With new forms of advocacy, the power of the state to oppress the unhoused and vulnerable has expanded as well. Rolnik sees this as an inversion of what the role of state should be. “Powerful machinery solves the problem of the people who do not want the homeless near their property,” Rolnik says, “this is reversing the question of who homelessness is being solved for.” The crisis is viewed through the lens of those with homes rather than those who are living on the streets. And the primary actor in that role reversal is the police, and their surveillance apparatus.
By bringing together an array of researchers and activists, the Institute is not just pairing activists with academics, but it is also calling into question what data means in an academic context.
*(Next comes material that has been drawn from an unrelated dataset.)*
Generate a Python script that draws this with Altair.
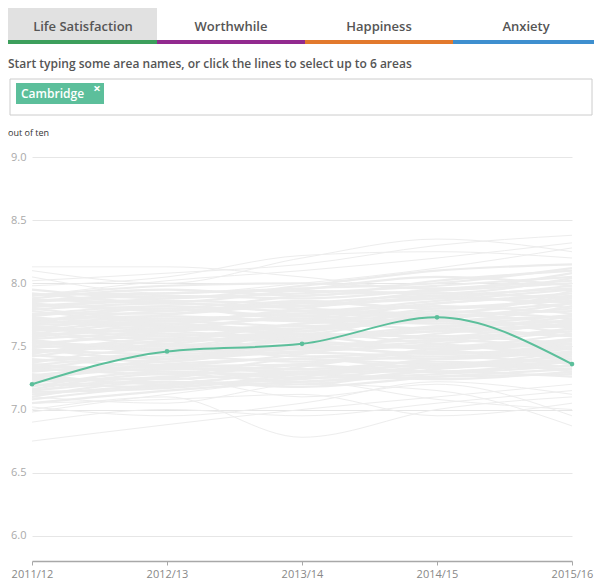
import altair as alt
import pandas as pd

years = ["2011/12", "2012/13", "2013/14", "2014/15", "2015/16"]
cambridge = [7.20, 7.46, 7.52, 7.73, 7.36]
y_ticks = [6.0, 6.5, 7.0, 7.5, 8.0, 8.5, 9.0]
tabs = ["Life Satisfaction", "Worthwhile", "Happiness", "Anxiety"]
tab_colors = ["#3d9f5c", "#922a8f", "#e2792d", "#3e8fcf"]

# areas inside the dense band
band_values = [
    [7.45, 7.52, 7.60, 7.58, 7.62], [7.62, 7.70, 7.66, 7.74, 7.78],
    [7.30, 7.38, 7.45, 7.42, 7.50], [7.55, 7.48, 7.56, 7.62, 7.58],
    [7.70, 7.78, 7.82, 7.88, 7.85], [7.80, 7.72, 7.76, 7.84, 7.92],
    [7.25, 7.32, 7.30, 7.40, 7.45], [7.38, 7.45, 7.50, 7.55, 7.48],
    [7.50, 7.60, 7.55, 7.65, 7.70], [7.65, 7.58, 7.68, 7.72, 7.80],
    [7.85, 7.90, 7.88, 7.95, 8.02], [7.92, 7.85, 7.95, 8.05, 7.98],
    [7.15, 7.25, 7.35, 7.30, 7.40], [7.20, 7.18, 7.28, 7.35, 7.32],
    [7.35, 7.42, 7.38, 7.48, 7.55], [7.42, 7.55, 7.62, 7.70, 7.65],
    [7.58, 7.65, 7.72, 7.68, 7.75], [7.75, 7.82, 7.78, 7.86, 7.95],
    [7.68, 7.75, 7.85, 7.80, 7.88], [7.10, 7.22, 7.20, 7.32, 7.38],
    [7.28, 7.20, 7.34, 7.45, 7.42], [7.48, 7.40, 7.52, 7.50, 7.60],
    [7.60, 7.68, 7.62, 7.78, 7.72], [7.72, 7.64, 7.74, 7.70, 7.82],
    [7.82, 7.88, 7.92, 7.98, 8.05], [7.88, 7.95, 7.90, 8.02, 8.10],
    [7.40, 7.35, 7.44, 7.58, 7.52], [7.52, 7.58, 7.48, 7.60, 7.68],
    [7.33, 7.28, 7.40, 7.36, 7.46], [7.64, 7.72, 7.70, 7.64, 7.74],
    [7.78, 7.70, 7.80, 7.92, 7.88], [7.18, 7.30, 7.25, 7.28, 7.35],
    [7.56, 7.62, 7.66, 7.56, 7.64], [7.46, 7.50, 7.42, 7.46, 7.56],
    [7.90, 7.98, 8.00, 7.96, 8.08], [7.95, 7.88, 7.98, 8.10, 8.15],
    [7.05, 7.15, 7.22, 7.26, 7.28], [7.22, 7.35, 7.32, 7.38, 7.30],
    [7.36, 7.30, 7.28, 7.34, 7.40], [7.66, 7.60, 7.58, 7.66, 7.70],
    [7.74, 7.80, 7.74, 7.82, 7.76], [7.84, 7.78, 7.86, 7.80, 7.90],
    [7.54, 7.46, 7.60, 7.52, 7.44], [7.44, 7.56, 7.54, 7.64, 7.58],
    [7.26, 7.40, 7.46, 7.52, 7.62], [7.60, 7.52, 7.50, 7.44, 7.52],
    [7.70, 7.66, 7.60, 7.75, 7.68], [7.32, 7.46, 7.58, 7.48, 7.54],
    [7.12, 7.20, 7.28, 7.24, 7.30], [7.16, 7.28, 7.22, 7.30, 7.26],
    [7.22, 7.26, 7.36, 7.42, 7.36], [7.27, 7.36, 7.40, 7.33, 7.44],
    [7.34, 7.33, 7.32, 7.40, 7.48], [7.39, 7.42, 7.46, 7.50, 7.42],
    [7.43, 7.38, 7.50, 7.44, 7.50], [7.49, 7.54, 7.58, 7.62, 7.66],
    [7.53, 7.50, 7.64, 7.70, 7.60], [7.57, 7.66, 7.60, 7.58, 7.72],
    [7.61, 7.56, 7.68, 7.76, 7.84], [7.67, 7.70, 7.76, 7.72, 7.66],
    [7.71, 7.74, 7.70, 7.80, 7.86], [7.76, 7.76, 7.84, 7.90, 7.80],
    [7.79, 7.84, 7.80, 7.76, 7.94], [7.83, 7.80, 7.90, 7.94, 8.00],
    [7.87, 7.84, 7.82, 7.90, 7.96], [7.91, 7.92, 7.96, 8.00, 8.12],
    [7.14, 7.17, 7.26, 7.36, 7.34], [7.24, 7.24, 7.30, 7.30, 7.38],
    [7.31, 7.34, 7.36, 7.46, 7.40], [7.37, 7.48, 7.42, 7.40, 7.46],
    [7.47, 7.44, 7.48, 7.54, 7.64], [7.51, 7.47, 7.54, 7.48, 7.52],
    [7.59, 7.63, 7.64, 7.70, 7.74], [7.63, 7.62, 7.56, 7.62, 7.68],
    [7.69, 7.80, 7.72, 7.84, 7.90], [7.73, 7.68, 7.78, 7.74, 7.84],
    [7.81, 7.86, 7.84, 7.88, 7.98], [7.86, 7.92, 7.94, 7.92, 8.04],
    [7.08, 7.19, 7.24, 7.34, 7.42], [7.19, 7.22, 7.18, 7.26, 7.32],
]

# areas outside the dense band
outlier_values = [
    [8.13, 8.13, 8.05, 7.95, 8.00], [8.10, 8.00, 8.20, 8.35, 8.25],
    [8.02, 8.08, 8.15, 8.30, 8.38], [7.98, 8.05, 8.22, 8.25, 8.20],
    [7.90, 8.02, 8.10, 8.20, 8.32], [8.05, 7.92, 8.00, 8.12, 8.28],
    [6.75, 6.88, 7.00, 7.10, 7.20], [6.90, 7.00, 6.95, 7.05, 7.15],
    [7.00, 7.10, 6.78, 7.00, 7.10], [7.05, 7.08, 7.12, 6.95, 7.05],
    [7.10, 7.05, 7.20, 7.15, 6.87], [7.15, 7.25, 7.10, 7.20, 6.95],
    [7.02, 6.95, 7.05, 7.22, 7.12], [6.98, 7.12, 7.22, 7.08, 7.00],
]


def long_form(series, prefix):
    rows = []
    for i, vals in enumerate(series):
        for yr, v in zip(years, vals):
            rows.append({"area": f"{prefix}{i}", "year": yr, "value": v})
    return pd.DataFrame(rows)


band = long_form(band_values, "b")
outl = long_form(outlier_values, "o")
cam = pd.DataFrame({"year": years, "value": cambridge})

FONT = "Open Sans"

x_enc = alt.X(
    "year:O", sort=years, scale=alt.Scale(padding=0),
    axis=alt.Axis(title=None, labelAngle=0, grid=False, domainColor="#a8a8a8",
                  domainWidth=1.5, tickColor="#a8a8a8", tickSize=4,
                  labelColor="#888", labelFontSize=11, labelFont=FONT,
                  labelPadding=3, labelOverlap=False),
)
y_enc = alt.Y(
    "value:Q", scale=alt.Scale(domain=[5.8, 9.0], nice=False, zero=False),
    axis=alt.Axis(title=None, values=y_ticks, format=".1f", domain=False,
                  ticks=False, grid=True, gridColor="#e6e6e6",
                  labelColor="#aaa", labelFontSize=11, labelFont=FONT,
                  labelPadding=6),
)

outl_layer = alt.Chart(outl).mark_line(interpolate="monotone", color="#ededed",
                                       strokeWidth=1).encode(
    x=x_enc, y=y_enc, detail="area:N")
band_layer = alt.Chart(band).mark_line(interpolate="monotone", color="#ececec",
                                       strokeWidth=2.2).encode(
    x="year:O", y="value:Q", detail="area:N")
cam_line = alt.Chart(cam).mark_line(interpolate="monotone", color="#5cbf9b",
                                    strokeWidth=2).encode(x="year:O", y="value:Q")
cam_pts = alt.Chart(cam).mark_point(filled=True, color="#5cbf9b", size=22,
                                    opacity=1).encode(x="year:O", y="value:Q")

one = alt.Data(values=[{}])


def rect(x1, x2, y1, y2, fill, stroke=None):
    kw = {"fill": fill}
    if stroke:
        kw["stroke"] = stroke
        kw["strokeWidth"] = 1
    return alt.Chart(one).mark_rect(**kw).encode(
        x=alt.value(x1), x2=alt.value(x2), y=alt.value(y1), y2=alt.value(y2))


def text(t, x, y, size, color, weight=400, align="left"):
    return alt.Chart(one).mark_text(
        text=t, align=align, baseline="middle", fontSize=size, color=color,
        fontWeight=weight, font=FONT).encode(x=alt.value(x), y=alt.value(y))


deco = []
deco.append(rect(-24, 125, -149, -117, "#e1e1e1"))
bar_edges = [-24, 125, 273, 421, 562]
for i, c in enumerate(tab_colors):
    deco.append(rect(bar_edges[i], bar_edges[i + 1], -117, -113, c))
tab_centers = [51, 199, 347, 494]
for t, cx in zip(tabs, tab_centers):
    deco.append(text(t, cx, -130, 13, "#555", 600, "center"))
deco.append(text("Start typing some area names, or click the lines to select up to 6 areas",
                 -24, -93, 12, "#555", 600))
deco.append(rect(-22, 560, -78, -42, "#ffffff", "#cccccc"))
deco.append(rect(-16, 72, -74, -53, "#5cbf9b"))
deco.append(text("Cambridge", -11, -63, 12, "#ffffff", 600))
deco.append(text("×", 65, -68, 13, "#ffffff", 700, "center"))
deco.append(text("out of ten", -24, -24, 9, "#333"))

chart = alt.layer(outl_layer, band_layer, cam_line, cam_pts, *deco).properties(
    width=540, height=404,
    autosize=alt.AutoSizeParams(type="none"),
    padding={"left": 24, "top": 149, "right": 22, "bottom": 22},
    background="white",
).configure_view(stroke=None)

chart.save("out.html", embed_options={"renderer": "svg", "actions": False})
Rather than rely solely on the traditional academic literature, Rolnik sees this Institute as an opportunity to bring lived experience into the academic context as data. “We have been talking this week on memories and testimonies lived experience,” says Rolnik of the Institute’s work, “and the type of knowledge that is there and is not, but should be recognized as data and knowledge.” This lived experience tells a story that traditional self-reported metrics around policing and immigration may conceal.
The ambition here is large: to create a new way of working within the larger scope of urban planning, centering housing justice in both practical and theoretical methodologies. In so doing both the academy writ large and the powers behind the financialization of housing are contested. The hope is that ten years from now the tide will have turned away from the power structures that have led to a surge in consolidation of rental ownership. Given the forces arrayed on the other side, what other choice do academics and activists have?